• [EXERCISE]: Return exactly the listing's lines, from its first line to the line holding "const challengeNone = [3, 3, 28];", ends included.

• [DATA SECTION]:
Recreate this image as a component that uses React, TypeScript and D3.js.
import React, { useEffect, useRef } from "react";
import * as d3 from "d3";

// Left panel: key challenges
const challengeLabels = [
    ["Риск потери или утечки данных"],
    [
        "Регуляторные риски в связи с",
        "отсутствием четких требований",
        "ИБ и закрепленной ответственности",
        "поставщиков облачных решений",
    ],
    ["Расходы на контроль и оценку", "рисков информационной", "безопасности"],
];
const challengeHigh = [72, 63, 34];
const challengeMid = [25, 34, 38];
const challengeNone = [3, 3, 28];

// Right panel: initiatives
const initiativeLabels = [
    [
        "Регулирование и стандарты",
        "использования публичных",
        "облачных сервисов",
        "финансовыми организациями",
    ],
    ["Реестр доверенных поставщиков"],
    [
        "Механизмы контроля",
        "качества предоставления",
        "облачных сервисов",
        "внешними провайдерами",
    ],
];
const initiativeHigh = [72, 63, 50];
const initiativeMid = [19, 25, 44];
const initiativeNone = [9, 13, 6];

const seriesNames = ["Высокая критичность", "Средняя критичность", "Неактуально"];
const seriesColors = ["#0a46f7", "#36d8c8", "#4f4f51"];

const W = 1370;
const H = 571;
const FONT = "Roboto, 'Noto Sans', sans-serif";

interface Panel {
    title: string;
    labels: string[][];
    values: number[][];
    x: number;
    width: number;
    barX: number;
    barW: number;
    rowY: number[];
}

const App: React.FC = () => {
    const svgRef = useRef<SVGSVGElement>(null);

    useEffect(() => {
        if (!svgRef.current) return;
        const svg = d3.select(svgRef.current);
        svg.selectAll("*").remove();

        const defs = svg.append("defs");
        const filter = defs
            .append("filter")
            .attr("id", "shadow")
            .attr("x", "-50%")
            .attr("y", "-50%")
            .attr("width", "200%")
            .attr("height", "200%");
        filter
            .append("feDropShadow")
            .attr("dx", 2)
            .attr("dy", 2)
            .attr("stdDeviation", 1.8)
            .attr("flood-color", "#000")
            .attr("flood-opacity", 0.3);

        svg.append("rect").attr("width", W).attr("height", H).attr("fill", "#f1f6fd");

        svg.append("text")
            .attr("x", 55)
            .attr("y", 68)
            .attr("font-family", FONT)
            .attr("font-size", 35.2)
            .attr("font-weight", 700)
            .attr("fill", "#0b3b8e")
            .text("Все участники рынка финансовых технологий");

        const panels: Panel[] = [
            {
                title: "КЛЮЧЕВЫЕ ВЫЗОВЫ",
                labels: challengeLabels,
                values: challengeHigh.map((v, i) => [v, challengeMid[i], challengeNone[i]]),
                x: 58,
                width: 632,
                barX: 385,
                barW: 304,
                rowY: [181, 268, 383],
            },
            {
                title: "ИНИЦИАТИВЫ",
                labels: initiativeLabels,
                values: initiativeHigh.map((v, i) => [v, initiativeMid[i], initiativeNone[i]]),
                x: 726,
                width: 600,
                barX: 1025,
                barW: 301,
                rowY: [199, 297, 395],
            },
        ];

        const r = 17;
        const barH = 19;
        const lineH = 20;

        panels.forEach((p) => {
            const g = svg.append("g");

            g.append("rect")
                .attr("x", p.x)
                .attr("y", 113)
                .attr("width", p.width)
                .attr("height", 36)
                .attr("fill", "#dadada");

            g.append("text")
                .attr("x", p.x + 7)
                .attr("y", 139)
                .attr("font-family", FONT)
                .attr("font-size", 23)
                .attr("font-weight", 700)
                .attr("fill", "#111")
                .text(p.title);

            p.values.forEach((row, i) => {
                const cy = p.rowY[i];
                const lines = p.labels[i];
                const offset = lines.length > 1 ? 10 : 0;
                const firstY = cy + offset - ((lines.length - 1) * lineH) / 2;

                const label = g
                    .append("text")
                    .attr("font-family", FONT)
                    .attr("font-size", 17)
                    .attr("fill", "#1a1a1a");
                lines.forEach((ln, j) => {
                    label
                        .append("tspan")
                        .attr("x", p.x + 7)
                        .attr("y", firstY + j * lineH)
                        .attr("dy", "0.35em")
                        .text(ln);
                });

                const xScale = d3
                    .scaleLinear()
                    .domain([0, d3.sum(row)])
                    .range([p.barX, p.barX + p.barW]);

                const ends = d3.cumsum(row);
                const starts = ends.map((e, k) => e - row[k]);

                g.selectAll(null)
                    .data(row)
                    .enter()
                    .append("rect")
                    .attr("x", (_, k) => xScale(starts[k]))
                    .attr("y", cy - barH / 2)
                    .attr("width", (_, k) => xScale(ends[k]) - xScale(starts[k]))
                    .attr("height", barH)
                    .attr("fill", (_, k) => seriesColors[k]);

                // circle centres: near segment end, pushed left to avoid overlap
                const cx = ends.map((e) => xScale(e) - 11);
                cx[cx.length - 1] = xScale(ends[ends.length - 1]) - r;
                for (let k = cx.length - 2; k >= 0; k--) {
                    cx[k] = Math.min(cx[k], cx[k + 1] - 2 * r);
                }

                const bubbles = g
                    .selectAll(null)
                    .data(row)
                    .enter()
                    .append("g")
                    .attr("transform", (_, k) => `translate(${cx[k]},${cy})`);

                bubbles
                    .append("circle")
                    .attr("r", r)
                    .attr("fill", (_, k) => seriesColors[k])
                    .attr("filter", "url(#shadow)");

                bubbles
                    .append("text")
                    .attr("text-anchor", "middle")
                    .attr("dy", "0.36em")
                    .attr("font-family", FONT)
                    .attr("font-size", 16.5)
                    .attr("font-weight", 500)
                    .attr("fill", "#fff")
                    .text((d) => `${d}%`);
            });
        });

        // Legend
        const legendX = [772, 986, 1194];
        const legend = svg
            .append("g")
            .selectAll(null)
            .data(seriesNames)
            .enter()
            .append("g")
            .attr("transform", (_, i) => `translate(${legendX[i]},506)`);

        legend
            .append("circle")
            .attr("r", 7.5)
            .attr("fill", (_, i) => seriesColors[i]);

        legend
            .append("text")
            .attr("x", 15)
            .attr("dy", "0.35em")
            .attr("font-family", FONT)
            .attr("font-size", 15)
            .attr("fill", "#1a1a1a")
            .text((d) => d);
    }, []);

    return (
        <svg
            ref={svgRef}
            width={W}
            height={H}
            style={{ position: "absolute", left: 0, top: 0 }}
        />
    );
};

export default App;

• [IN RESPONSE]:
Recreate this image as a component that uses React, TypeScript and D3.js.
import React, { useEffect, useRef } from "react";
import * as d3 from "d3";

// Left panel: key challenges
const challengeLabels = [
    ["Риск потери или утечки данных"],
    [
        "Регуляторные риски в связи с",
        "отсутствием четких требований",
        "ИБ и закрепленной ответственности",
        "поставщиков облачных решений",
    ],
    ["Расходы на контроль и оценку", "рисков информационной", "безопасности"],
];
const challengeHigh = [72, 63, 34];
const challengeMid = [25, 34, 38];
const challengeNone = [3, 3, 28];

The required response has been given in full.